Now Mandy Powers Norrell knows how Nikki Haley feels.

A week after South Carolina’s governor delivered the official GOP response to President Barack Obama’s State of the Union address, it was the Lancaster County representative’s turn Wednesday to step into the spotlight for the official Democratic response to Haley’s State of the State.

Norrell said she was humbled to be picked to give the speech Wednesday to a statewide audience on public radio and TV, but even she was surprised at the reaction the announcement received.

“I didn’t realize just how big a deal it was until it went out” on Tuesday, Norrell said before the broadcast. “I got home and saw I had more tweets and retweets than I have since I first opened my account years ago.”

Norrell pre-taped her response to the governor’s address at a Columbia ETV studio on Wednesday afternoon, before Haley delivered her sixth State of the State address since she took office in 2011. Norrell compiled the 11-minute address with 48 hours’ notice, not in response to Haley’s future remarks but working off an outline of the broad themes the party wanted to address.

The speech opened by describing Norrell’s and Haley’s similar backgrounds in rural South Carolina 25 years ago. “Per-pupil funding in our schools was at an all-time high. Our roads and bridges were some of the best in the nation. Our neighbors had jobs with reliable health insurance and stable retirement plans.”

Today, in contrast, Norrell asked, “Are you proud of our public education system? Are you satisfied with the condition of our roads and bridges? Are you confident that if you got sick, you could afford the treatment?”

And Norrell had a culprit in mind to blame for that perceived decline.
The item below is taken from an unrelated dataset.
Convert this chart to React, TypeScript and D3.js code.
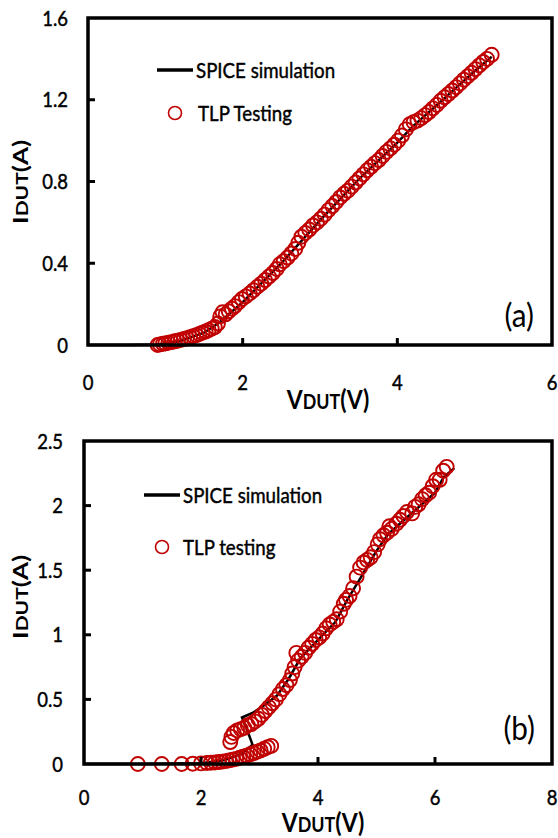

“During that time, Republicans have been in almost total control of state government,” she said. “We’ve been duped.”

In her response, Norrell laid out a vision of what would happen if the situation were reversed. She called out Republicans for resisting a state Supreme Court ruling in 2014 that ordered a more equitable distribution of funding to rural school districts.

“A Democratic Legislature would invest in our public schools – the way we did 25 years ago,” she said.

On Wednesday, Haley called for 1 percent of the state’s bonding capacity to be set aside to fund needy school districts in the state.

On economic issues, Norrell claimed that “while Republicans talk a big game about economic development,” their preferred policy has been to hand out tax breaks to attract large corporations from outside the state without helping South Carolina’s small businesses.

“What if we didn’t have to hand out hundreds of millions of dollars in tax incentives to convince companies to move to South Carolina?” she said. “World-class public schools, a healthy workforce, and safe roadways would be far more persuasive incentives than the hundreds of millions in tax dollars our citizens are paying to recruit these companies now.”

She also blamed Republicans for the Legislature’s failure to pass a roads bill in the 2015 session and for turning down “$11 billion in federal funds that would have provided health care for 300,000 of our citizens who don’t have it now.”

“The definition of insanity,” she said, “is doing the same thing over and over and expecting a different result.”

An attorney, Norrell has represented District 44, which covers much of Lancaster County, since 2012. She was previously the Lancaster city attorney and ran for the District 16 Senate seat in 2008, losing to future Congressman Mick Mulvaney. She has a bachelor’s degree from Furman University and a law degree from the University of South Carolina.